I don’t normally enjoy style guides, but I delighted in Dreyer’s English: An Utterly Correct Guide to Clarity and Style. I learned a couple of rules and many fun facts. For example, do you know why letters are referred to as upper and lower case? According to Dreyer (and I believe him, having read about his dedication to fact-checking), it has to do with where the letters were kept in the days of manual typesetting. He can tell you more about that.
When I read a book about clarity and style, I always watch for an error. It’s an enjoyable challenge that helps me pay close attention. I thought I had not found one until I noticed the perplexing punctuation in the author bio:
Benjamin Dreyer is vice president, executive managing editor and copy chief, of Random House.
Huh? Dreyer glorified the serial comma (“tangerines, tangelos, bananas, and cherries”) in his punctuation chapter, writing:
Whatever you want to call it: Use it. I don’t want to belabor the point; neither am I willing to negotiate it. Only godless savages eschew the series comma.
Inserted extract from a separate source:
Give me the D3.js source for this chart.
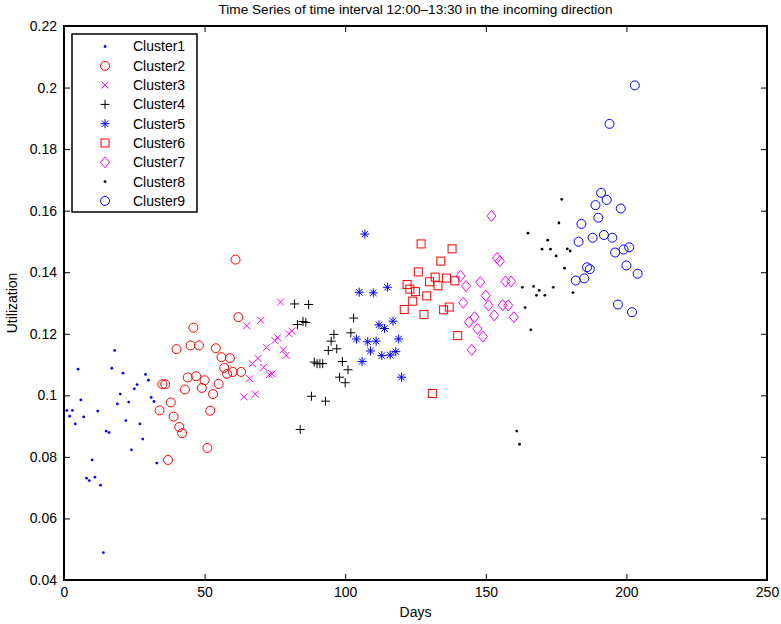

For whatever it’s worth to you, everyone I’ve ever encountered in U.S. book publishing uses it.
Then what is happening in the author bio? Do you understand the punctuation? Following Dreyer’s advice, I’m going to fix the sentence this way:
Benjamin Dreyer is vice president, executive managing editor, and copy chief of Random House.
If this is a test, I hope I passed.
Does Dreyer’s English sound like something you want on your bookshelf?